Governo avalia uso de senhas na fronteira.
Sistema visaria a ‘aprimorar atendimento humanitário’ de venezuelanos. Temer chegou a falar em limitar entradas, o que foi negado depois
A ampliação do número de soldados para fiscalizar a linha de fronteira com a Venezuela e com a Guiana, além do patrulhamento em estradas federais, será o efeito prático imediato da decretação da Garantia da Lei e da Ordem (GLO) pelo presidente Michel Temer em Roraima. O decreto foi publicado ontem no Diário Oficial da União e autoriza o uso das Forças Armadas até o dia 12 de setembro. Esses militares – a maioria já espalhada pelos oito pelotões de fronteira – também vão ajudar na catalogação e registro de entrada de venezuelanos.
Pela manhã, em entrevista a uma rádio, Temer disse que o governo federal poderia instituir um sistema de senhas para limitar a entrada de venezuelanos. “Outra providência que talvez venha a ser tomada, e ontem (anteontem) foi objeto de conversações, é que entram de 600 a 700 (venezuelanos) por dia e isso está criando problemas até para vacinação, organização. Eles pensam em colocar senhas de maneira que entrem 100, 150, 200 por dia”, disse.

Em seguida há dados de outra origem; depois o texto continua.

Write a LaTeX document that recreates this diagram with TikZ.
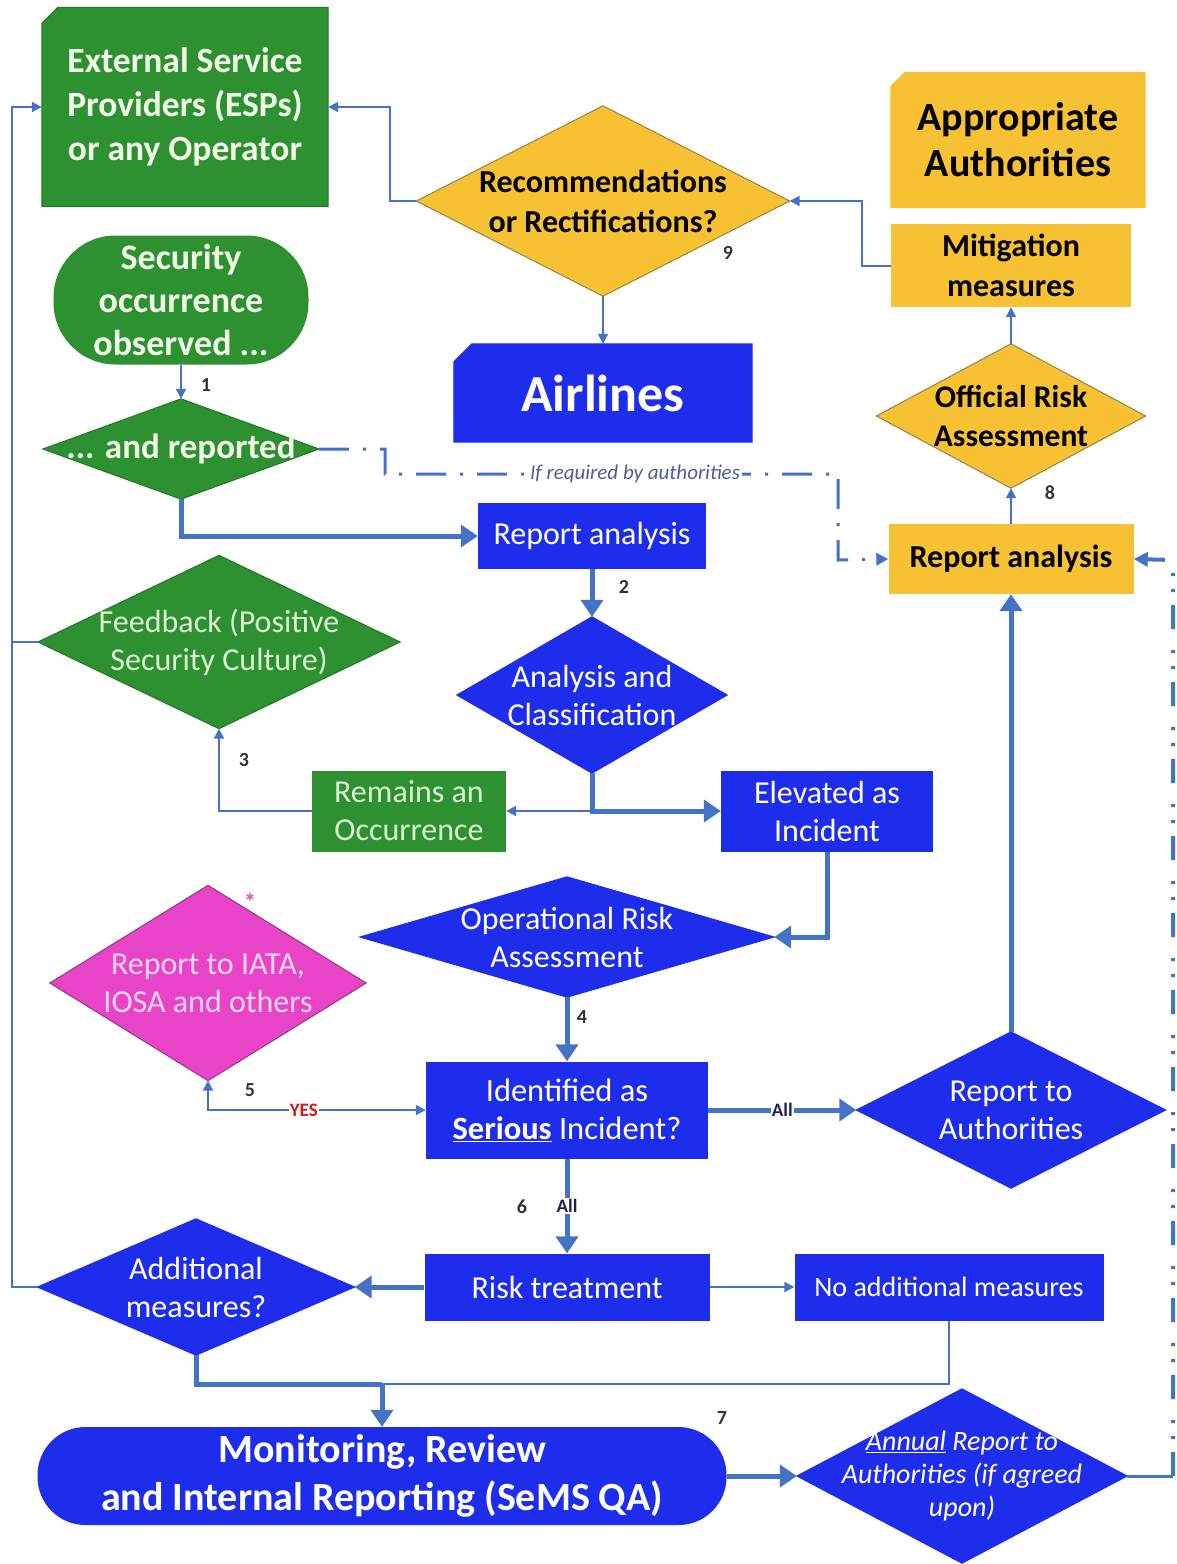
\documentclass[tikz,border=0pt]{standalone}
\usepackage{fontspec}
\setmainfont{Carlito}
\usetikzlibrary{arrows.meta,backgrounds,calc}
\newcommand\fsz[2]{\fontsize{#1}{#2}\selectfont}
\definecolor{gr}{RGB}{45,145,50}
\definecolor{grd}{RGB}{35,120,40}
\definecolor{bl}{RGB}{30,45,235}
\definecolor{ye}{RGB}{246,193,50}
\definecolor{yed}{RGB}{150,130,70}
\definecolor{pk}{RGB}{232,68,200}
\definecolor{pkd}{RGB}{140,60,130}
\definecolor{ln}{RGB}{68,114,196}
\definecolor{gw}{RGB}{242,250,232}
\definecolor{gl}{RGB}{222,242,210}
\definecolor{pl}{RGB}{252,214,240}
\definecolor{numc}{RGB}{55,50,45}
\definecolor{navc}{RGB}{25,35,80}
\definecolor{yesc}{RGB}{200,30,30}
\definecolor{reqc}{RGB}{75,95,145}
\newcommand\diam[3]{\filldraw[fill=#2,draw=#3,line width=1pt] (#1.north)--(#1.east)--(#1.south)--(#1.west)--cycle;}
\newcommand\chamf[4]{\filldraw[fill=#2,draw=#3,line width=1pt] (#1.south west) -- ([yshift=-#4]#1.north west) -- ([xshift=#4]#1.north west) -- (#1.north east) -- (#1.south east) -- cycle;}
\tikzset{
  nd/.style={rectangle, inner sep=0pt, align=center},
  tn/.style={draw=ln, line width=2pt},
  tna/.style={tn, -{Triangle[length=10pt,width=10pt]}},
  tk/.style={draw=ln, line width=5pt},
  tka/.style={tk, -{Triangle[length=17pt,width=22pt]}},
  num/.style={text=numc, font=\fsz{20}{22}\bfseries, inner sep=1pt},
  alllab/.style={fill=white, text=navc, font=\fsz{19}{21}\bfseries, inner sep=1pt},
}
\begin{document}
\begin{tikzpicture}[x=1pt,y=-1pt]
\useasboundingbox (0,0) rectangle (1177,1564);
% nodes
\node[nd, minimum width=286, minimum height=199, text=gw, font=\fsz{35.5}{44}\bfseries] (esp) at (185,107) {External Service\\Providers (ESPs)\\or any Operator};
\node[nd, minimum width=373, minimum height=190, font=\fsz{32}{40}\bfseries] (rec) at (603,201) {Recommendations\\or Rectifications?};
\node[nd, minimum width=254, minimum height=135, font=\fsz{40}{46}\bfseries] (appr) at (1018,140) {Appropriate\\Authorities};
\node[nd, fill=ye, minimum width=240, minimum height=83, font=\fsz{32}{40}\bfseries] (miti) at (1011,265.5) {Mitigation\\measures};
\node[nd, minimum width=298, minimum height=98, text=white, font=\fsz{52}{56}\bfseries] (air) at (603,393) {Airlines};
\node[nd, minimum width=269, minimum height=144, font=\fsz{31.5}{39}\bfseries] (ora) at (1011,416) {Official Risk\\Assessment};
\node[nd, fill=gr, rounded corners=62, minimum width=255, minimum height=129, text=gw, font=\fsz{36}{43}\bfseries] (sec) at (181,300) {Security\\occurrence\\observed ...};
\node[nd, minimum width=276, minimum height=100, text=gw, font=\fsz{35}{40}\bfseries] (rep) at (181,449) {... and reported};
\node[nd, fill=bl, minimum width=228, minimum height=66, text=white, font=\fsz{32}{38}] (ra1) at (592,536) {Report analysis};
\node[nd, fill=ye, minimum width=245, minimum height=70, font=\fsz{32}{38}\bfseries] (ra2) at (1011,559) {Report analysis};
\node[nd, minimum width=362, minimum height=173, text=gl, font=\fsz{32}{38}] (fb) at (219,642) {Feedback (Positive\\Security Culture)};
\node[nd, minimum width=270, minimum height=156, text=white, font=\fsz{32}{38}] (ac) at (592,695) {Analysis and\\Classification};
\node[nd, fill=gr, minimum width=194, minimum height=81, text=gl, font=\fsz{32}{38}] (rem) at (409,811) {Remains an\\Occurrence};
\node[nd, fill=bl, minimum width=212, minimum height=81, text=white, font=\fsz{32}{38}] (elev) at (827,811) {Elevated as\\Incident};
\node[nd, minimum width=414, minimum height=120, text=white, font=\fsz{32}{38}] (opr) at (567,937) {Operational Risk\\Assessment};
\node[nd, minimum width=316, minimum height=195, text=pl, font=\fsz{32}{38}] (iata) at (208,983) {Report to IATA,\\IOSA and others};
\node[nd, fill=bl, minimum width=282, minimum height=97, text=white, font=\fsz{32.5}{38}] (ident) at (567,1110) {Identified as\\\textbf{\underline{Serious}} Incident?};
\node[nd, minimum width=309, minimum height=156, text=white, font=\fsz{32}{38}] (rta) at (1011,1110) {Report to\\Authorities};
\node[nd, minimum width=317, minimum height=136, text=white, font=\fsz{32}{38}] (addm) at (196,1287) {Additional\\measures?};
\node[nd, fill=bl, minimum width=285, minimum height=67, text=white, font=\fsz{32}{38}] (risk) at (567,1287) {Risk treatment};
\node[nd, fill=bl, minimum width=309, minimum height=67, text=white, font=\fsz{28}{36}] (noadd) at (949,1287) {No additional measures};
\node[nd, fill=bl, rounded corners=48, minimum width=689, minimum height=98, text=white, font=\fsz{40}{48}\bfseries] (mon) at (382,1476) {Monitoring, Review\\and Internal Reporting (SeMS QA)};
\node[nd, minimum width=330, minimum height=174, text=white, font=\fsz{28}{33}\itshape] (ann) at (962,1476) {\underline{Annual} Report to\\Authorities (if agreed\\upon)};
% shapes behind text
\begin{scope}[on background layer]
\chamf{esp}{gr}{grd}{16}
\chamf{appr}{ye}{ye}{14}
\chamf{air}{bl}{bl}{18}
\diam{rec}{ye}{yed}
\diam{ora}{ye}{yed}
\diam{rep}{gr}{grd}
\diam{fb}{gr}{grd}
\diam{ac}{bl}{bl}
\diam{opr}{bl}{bl}
\diam{iata}{pk}{pkd}
\diam{rta}{bl}{bl}
\diam{addm}{bl}{bl}
\diam{ann}{bl}{bl}
\end{scope}
% coordinates
\coordinate (cL) at (12,107);
\coordinate (cR) at (390,107);
\coordinate (cM) at (862,201);
\coordinate (cB) at (382,1384);
\coordinate (cE1) at (1173,1476);
\coordinate (cE2) at (1173,560);
\coordinate (cD1) at (385,449);
\coordinate (cD2) at (385,474);
\coordinate (cD3) at (838,474);
\coordinate (cD4) at (838,560);
% connectors
\draw[tna] (addm.west) -| (cL) -- (esp.west);
\draw[tn] (fb.west) -- (fb.west -| cL);
\draw[tna] (rec.west) -| (cR) -- (esp.east);
\draw[tna] (rec.south) -- (air.north);
\draw[tna] (miti.west) -| (cM) -- (rec.east);
\draw[tna] (ora.north) -- (miti.south);
\draw[tna] (ra2.north) -- (ora.south);
\draw[tna] (sec.south) -- (rep.north);
\draw[tka] (rep.south) |- (ra1.west);
\draw[tka] (ra1.south) -- (ac.north);
\draw[tka] (ac.south) |- (elev.west);
\draw[tna] (ac.south |- rem.east) -- (rem.east);
\draw[tna] (rem.west) -| (fb.south);
\draw[tka] (elev.south) |- (opr.east);
\draw[tka] (opr.south) -- (ident.north);
\draw[tn, {Triangle[length=10pt,width=10pt]}-{Triangle[length=10pt,width=10pt]}] (iata.south) |- node[pos=0.72, fill=white, text=yesc, font=\fsz{19}{21}\bfseries, inner sep=1pt] (yes) {YES} (ident.west);
\draw[tka] (ident.east) -- node[pos=0.5, alllab] (all1) {All} (rta.west);
\draw[tka] (rta.north) -- (ra2.south);
\draw[tka] (ident.south) -- node[pos=0.5, alllab] (all2) {All} (risk.north);
\draw[tka] (risk.west) -- (addm.east);
\draw[tna] (risk.east) -- (noadd.west);
\draw[tk] (addm.south) |- (cB);
\draw[tn] (noadd.south) |- (cB);
\draw[tka] (cB) -- (mon.north);
\draw[tka] (mon.east) -- (ann.west);
\draw[draw=ln, line width=3pt] (ann.east) -- (cE1);
\draw[draw=ln, line width=4pt, dash pattern=on 24pt off 13pt on 3pt off 13pt on 3pt off 21pt, -{Triangle[length=14pt,width=14pt]}] (cE1) -- (cE2) -- (ra2.east);
\draw[draw=ln, line width=3pt, dash pattern=on 30pt off 14pt on 3pt off 14pt, -{Triangle[length=12pt,width=12pt]}] (rep.east) -- (cD1) -- (cD2) -- node[pos=0.552, fill=white, text=reqc, font=\fsz{21}{24}\itshape, inner sep=2pt] (req) {If required by authorities} (cD3) -- (cD4) -- (ra2.west);
% numbers
\node[num] (n1) at (206,385) {1};
\node[num] (n2) at (624,587) {2};
\node[num] (n3) at (244,760) {3};
\node[num] (n4) at (582,1017) {4};
\node[num] (n5) at (250,1090) {5};
\node[num] (n6) at (522,1207) {6};
\node[num] (n7) at (722,1418) {7};
\node[num] (n8) at (1050,493) {8};
\node[num] (n9) at (728,253) {9};
\node[text=pk, font=\fsz{24}{26}\bfseries, inner sep=0pt] (ast) at (250,902) {*};
\end{tikzpicture}
\end{document}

A declaração, contrária ao discurso do Palácio do Planalto até agora, foi recebida com surpresa pelo próprio governo e levou a Secretaria de Comunicação do Planalto a divulgar nota para “esclarecer” que a “possibilidade de distribuição de senhas” visa a “aprimorar um processo de atendimento humanitário em Roraima, o que não pode ser confundido com fechamento à entrada de venezuelanos”.
À noite, ao ser questionado, o ministro da Casa Civil, Eliseu Padilha, afirmou que é possível formar duas filas para diferenciar quem entra no Brasil para ficar aqui e quem entra com o intuito de logo sair. “Não limita a entrada, só terão que esperar mas não limita a entrada.”

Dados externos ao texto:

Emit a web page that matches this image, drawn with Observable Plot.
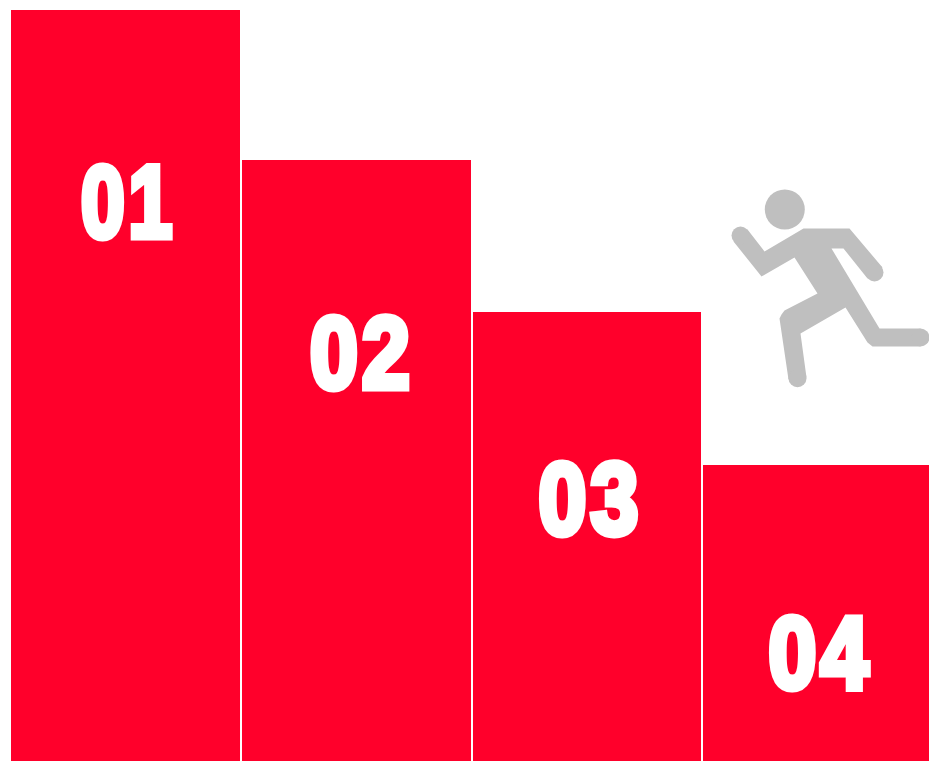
<!DOCTYPE html>
<html>
<head>
<meta charset="utf-8">
<style>html,body{margin:0;padding:0;background:#fff;overflow:hidden}svg{display:block}</style>
<script src="https://cdn.jsdelivr.net/npm/d3@7"></script>
<script src="https://cdn.jsdelivr.net/npm/@observablehq/plot@0.6"></script>
</head>
<body>
<div id="chart"></div>
<script>
const labels = ["01", "02", "03", "04"];
const barStart = [11, 242, 473, 703];
const barEnd = [240, 471, 701, 929];
const barValues = [751, 601, 449, 296];
const labelX = [128, 361.5, 590, 820];
const labelY = [557, 406.5, 260, 106.5];
const labelWidth = [95, 104, 104, 104];

// Runner outline, in chart units
const runnerX = [747,764,803,849,882,867,843,831,879,920,920,872,867,845,800,806,788,779,781,784,817,794,761,733];
const runnerY = [532,510,533,533,494,483,513,513,433,433,415,415,419,454,428,384,382,443,447,451,468,504,485,520];
const capX = [740, 874, 920, 797];
const capY = [526, 489, 424, 383.3];
const headX = [784.3];
const headY = [552];

const bars = labels.map((label, i) => ({label, x1: barStart[i], x2: barEnd[i], value: barValues[i], tx: labelX[i], ty: labelY[i]}));
const runner = runnerX.map((x, i) => ({x, y: runnerY[i]}));
const caps = capX.map((x, i) => ({x, y: capY[i]}));
const head = headX.map((x, i) => ({x, y: headY[i]}));

const chart = Plot.plot({
  width: 929,
  height: 761,
  margin: 0,
  x: {domain: [0, 929], range: [0, 929], axis: null},
  y: {domain: [0, 761], range: [761, 0], axis: null},
  marks: [
    Plot.rectY(bars, {x1: "x1", x2: "x2", y1: 0, y2: "value", fill: "#ff002b"}),
    Plot.text(bars, {
      x: "tx", y: "ty", text: "label",
      fill: "#fff", stroke: "#fff", strokeWidth: 7, strokeLinejoin: "miter",
      fontFamily: "'Liberation Sans',sans-serif",
      fontWeight: 700, fontSize: 102, textAnchor: "middle", lineAnchor: "middle"
    }),
    Plot.line(runner, {x: "x", y: "y", fill: "#bfbfbf", stroke: "none", curve: "linear-closed"}),
    Plot.dot(caps, {x: "x", y: "y", r: 9, fill: "#bfbfbf", stroke: "none"}),
    Plot.dot(head, {x: "x", y: "y", r: 20, fill: "#bfbfbf", stroke: "none"})
  ]
});
chart.style.background = "#fff";
d3.select(chart).selectAll("text").each(function () {
  const i = labels.indexOf(this.textContent);
  if (i >= 0) {
    this.style.letterSpacing = "5px";
    this.setAttribute("textLength", labelWidth[i]);
    this.setAttribute("lengthAdjust", "spacingAndGlyphs");
  }
});
document.getElementById("chart").append(chart);
</script>
</body>
</html>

Em reunião anteontem para tratar da GLO, houve discussão sobre um maior controle da fronteira, ordenando a entrada das pessoas, cadastrando-as em diferentes blocos, por meio de entrega de senhas. A proposta de controle era um dos itens pedidos pelo presidente do MDB, senador Romero Jucá (RR), que deixou a liderança do governo no Senado por divergências
ligadas ao caso. A avaliação de interlocutores do presidente é de que a presença das Forças Armadas e o discurso, ainda que atrapalhado de Temer, pode ajudá-lo. O governo local também defende o fechamento da fronteira.
Com a GLO, os militares poderão
atuar contra crimes comuns ou perturbação da ordem pública, por causa do poder de polícia que o decreto concede. A operação será feita com os 3,2 mil homens da Brigada de Infantaria de Selva, com sede em Boa Vista, e tem previsão para durar 15 dias. O governo já trabalha
com uma possível prorrogação do prazo por causa do clima político acirrado no Estado.
Ontem, o Ministério da Defesa emitiu a diretriz para a deflagração da GLO. Um centro de operações será montado com equipes de Forças Armadas, Polícia Federal, Policia Rodoviária Federal e Força Nacional, que já tem 157 homens no Estado. O engajamento da segurança estadual só ocorrerá se houver pedido da governadora Suely Campos (PP), que resiste.
A GLO não prevê patrulhamento das ruas de Roraima, se limitando a faixas de fronteira, incluindo Boa Vista e rodovias federais. O Exército pode atuar, no entanto, em casos como o do protesto que aconteceu no fim de semana retrasado, que levou à destruição de um abrigo imigrante. No governo, há o sentimento de que qualquer atrito pode causar enfrentamento.
População. A migração venezuelana já é notada até nos dados demográficos. O Instituto Brasileiro de Geografia e Estatística (IBGE) divulgou ontem o cálculo das estimativas da população nos municípios. A nova projeção incorporou os imigrantes venezuelanos no Estado de Roraima, dos quais 99% estavam concentrados nos municípios de Boa Vista e Pacaraima. Atualmente, há mais de 30 mil imigrantes venezuelanos vivendo em Roraima – e 10 mil deles chegaram ao País apenas no primeiro semestre. Até o fim do ano, serão quase 40 mil refugiados.